Der Ehrenamtler überprüft, ob sich alle Mitfahrerinnen angeschnallt haben. Das ist ihm wichtig. Er hilft den Damen beim Ein- und Aussteigen aus dem Wagen. „Geht es?“, fragt er höflich nach. Wenn sich eine von ihnen schwertut, holt Högerle flugs die mobile Treppenleiter. Er reicht die Hand und trägt später die Lebensmittel bis in die Wohnung. Selbst Sprudelflaschen sind dem Mann nicht zu schwer. „Ich mache das, um etwas zurückzugeben“, sagt er. Er sei gesund und gläubig. „Da finde ich es wichtig, mich zu engagieren.“ Außerdem mache ihm diese Arbeit auch richtig Spaß.
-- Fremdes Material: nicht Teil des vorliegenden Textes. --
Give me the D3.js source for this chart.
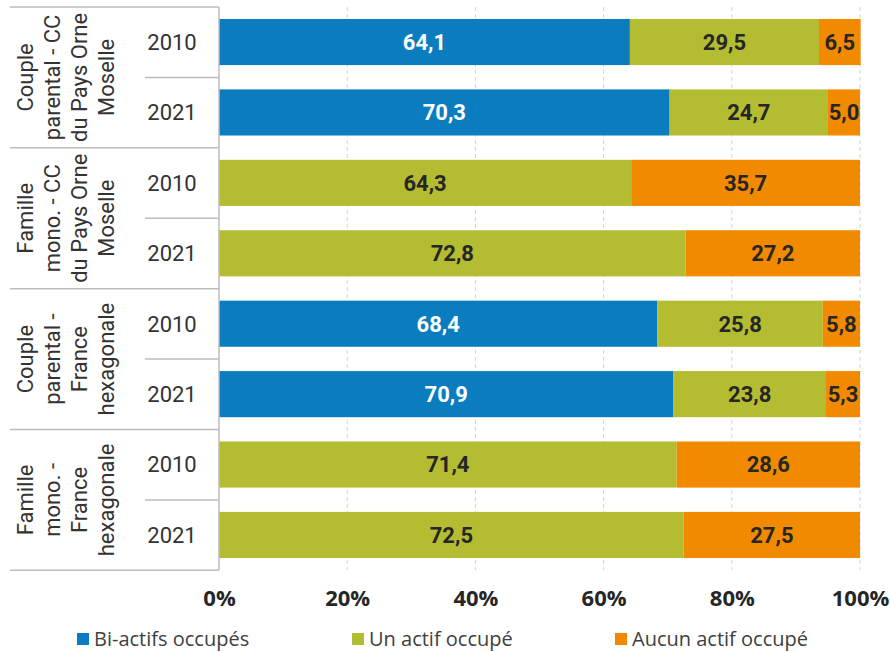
<!DOCTYPE html>
<html>
<head>
<meta charset="utf-8">
<script src="https://cdn.jsdelivr.net/npm/d3@7"></script>
<style>
  body { margin: 0; background: #fff; }
  #chart { width: 890px; height: 652px; }
</style>
</head>
<body>
<div id="chart"></div>
<script>
// Data
const groupLabels = [
    ["Couple", "parental - CC", "du Pays Orne", "Moselle"],
    ["Famille", "mono. - CC", "du Pays Orne", "Moselle"],
    ["Couple", "parental -", "France", "hexagonale"],
    ["Famille", "mono. -", "France", "hexagonale"]
];
const years = ["2010", "2021"];
const rowKeys = ["g1-2010", "g1-2021", "g2-2010", "g2-2021", "g3-2010", "g3-2021", "g4-2010", "g4-2021"];
const biActifs   = [64.1, 70.3, 0, 0, 68.4, 70.9, 0, 0];
const unActif    = [29.5, 24.7, 64.3, 72.8, 25.8, 23.8, 71.4, 72.5];
const aucunActif = [6.5, 5.0, 35.7, 27.2, 5.8, 5.3, 28.6, 27.5];
const seriesNames = ["Bi-actifs occupés", "Un actif occupé", "Aucun actif occupé"];
const xTicks = [0, 20, 40, 60, 80, 100];

// Colors
const colors = ["#0b7dbf", "#b4bc31", "#f28a00"];
const labelColors = ["#ffffff", "#262626", "#262626"];

// SVG setup
const width = 890, height = 652;
const svg = d3.select("#chart").append("svg")
    .attr("width", width)
    .attr("height", height)
    .style("font-family", "Roboto, sans-serif");

const x = d3.scaleLinear().domain([0, 100]).range([219, 860]);
const y = d3.scaleBand().domain(rowKeys).range([7, 570]).paddingInner(0.345).paddingOuter(0.17);
const step = y.step();

// Build table for stack
const table = rowKeys.map((k, i) => ({ key: k, s0: biActifs[i], s1: unActif[i], s2: aucunActif[i] }));
const stack = d3.stack().keys(["s0", "s1", "s2"]);
const series = stack(table);

// Dashed vertical grid
svg.append("g")
    .selectAll("line")
    .data(xTicks.slice(1))
    .join("line")
    .attr("x1", d => x(d)).attr("x2", d => x(d))
    .attr("y1", 7).attr("y2", 570)
    .attr("stroke", "#d4d4d4")
    .attr("stroke-width", 1)
    .attr("stroke-dasharray", "4,3");

// Bars
const layers = svg.append("g")
    .selectAll("g")
    .data(series)
    .join("g")
    .attr("fill", (d, i) => colors[i]);

layers.selectAll("rect")
    .data(d => d.filter(p => p[1] - p[0] > 0))
    .join("rect")
    .attr("x", d => x(d[0]))
    .attr("y", d => y(d.data.key))
    .attr("width", d => x(d[1]) - x(d[0]))
    .attr("height", y.bandwidth());

// Value labels
const fmt = d3.formatLocale({ decimal: ",", thousands: " ", grouping: [3], currency: ["", "€"] }).format(".1f");
series.forEach((s, i) => {
    svg.append("g")
        .selectAll("text")
        .data(s.filter(p => p[1] - p[0] > 0))
        .join("text")
        .attr("x", d => (x(d[0]) + x(d[1])) / 2)
        .attr("y", d => y(d.data.key) + y.bandwidth() / 2)
        .attr("dy", "0.36em")
        .attr("text-anchor", "middle")
        .attr("font-size", 22)
        .attr("font-weight", "bold")
        .attr("fill", labelColors[i])
        .text(d => fmt(d[1] - d[0]));
});

// Category table lines
const tableLines = svg.append("g")
    .attr("stroke", "#bdbdbd")
    .attr("stroke-width", 1.5);

tableLines.append("line")
    .attr("x1", x(0)).attr("x2", x(0))
    .attr("y1", 7).attr("y2", 570);

groupLabels.forEach((g, gi) => {
    const top = y.range()[0] + step * 2 * gi;
    const bottom = top + step * 2;
    if (gi === 0) {
        tableLines.append("line").attr("x1", 10).attr("x2", x(0)).attr("y1", top).attr("y2", top);
    }
    tableLines.append("line").attr("x1", 10).attr("x2", x(0)).attr("y1", bottom).attr("y2", bottom);
    tableLines.append("line").attr("x1", 145).attr("x2", x(0)).attr("y1", top + step).attr("y2", top + step);

    // Group label, rotated
    const cy = (top + bottom) / 2;
    const lab = svg.append("text")
        .attr("transform", `translate(66, ${cy}) rotate(-90)`)
        .attr("text-anchor", "middle")
        .attr("font-size", 22)
        .attr("fill", "#333");
    g.forEach((line, li) => {
        lab.append("tspan")
            .attr("x", 0)
            .attr("y", (li - (g.length - 1) / 2) * 27)
            .attr("dy", "0.36em")
            .text(line);
    });
});

// Year labels
svg.append("g")
    .selectAll("text")
    .data(rowKeys)
    .join("text")
    .attr("x", 172)
    .attr("y", d => y(d) + y.bandwidth() / 2)
    .attr("dy", "0.36em")
    .attr("text-anchor", "middle")
    .attr("font-size", 22)
    .attr("fill", "#333")
    .text((d, i) => years[i % 2]);

// X axis labels
const xAxis = svg.append("g")
    .attr("transform", "translate(0, 590)")
    .call(d3.axisBottom(x).tickValues(xTicks).tickFormat(d => d + "%").tickSize(0).tickPadding(0));
xAxis.select(".domain").remove();
xAxis.selectAll("text")
    .attr("y", 0)
    .attr("dy", "0.71em")
    .attr("font-size", 22)
    .attr("font-weight", "bold")
    .attr("font-family", "'Liberation Sans Narrow', 'Open Sans', sans-serif")
    .attr("fill", "#262626");

// Legend
const legendX = [77, 352, 615];
const legend = svg.append("g")
    .selectAll("g")
    .data(seriesNames)
    .join("g")
    .attr("transform", (d, i) => `translate(${legendX[i]}, 639)`);
legend.append("rect")
    .attr("x", 0).attr("y", -6)
    .attr("width", 12).attr("height", 12)
    .attr("fill", (d, i) => colors[i]);
legend.append("text")
    .attr("x", 17)
    .attr("dy", "0.36em")
    .attr("font-size", 20)
    .attr("font-family", "'Open Sans', sans-serif")
    .attr("fill", "#404040")
    .text(d => d);
</script>
</body>
</html>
Ingrid Kuprianoff gehört regelmäßig zu den Fahrgästen. Obst, Gemüse und Brot will sie heute kaufen, außerdem muss sie noch kurz in den Drogerieladen. Früher ist sie mit ihrem Mann zum Einkaufen gefahren. Das geht aufgrund seiner Krankheit nicht mehr. „Ich bin seit 20 Jahren nicht mehr Auto gefahren“, sagt sie. „Und fange es jetzt auch nicht mehr an.“ Anneliese Roegers aus Oberaichen möchte Zutaten für eine Quarktorte kaufen, um für ihre Hauseigentümer zu backen. „Sie kommen bald aus dem Urlaub zurück. Ich will sie mit dem Kuchen überraschen“, sagt sie. „Früher, als wir nach Oberaichen gezogen sind, gab es dort zumindest noch einen kleinen Laden“, erzählt sie. Mittlerweile existieren dort nur noch ein Bäcker und ein Metzger. Anneliese Roegers hätte freilich auch den Ortsbus nehmen können. „So aber ist doch bequemer“, sagt sie. Und: „Das werde ich jetzt öfters machen.“

Ein Angebot ganz ohne Hektik

Der Fahrdienst der evangelischen Kirche ist kostenlos und offen für alle Bürger. Man muss also nicht in der Kirche sein, um mitfahren zu können. Auch dem Krankenpflegeverein muss man nicht angehören. Der einzige Nachteil: Mitunter müssen die Mitfahrerinnen nach dem Einkauf etwas warten, bis Werner Högerle mit seinem Bus wieder ums Eck biegt. Schließlich braucht alles seine Zeit. „Und bei uns gibt es keine Hektik“, sagt er.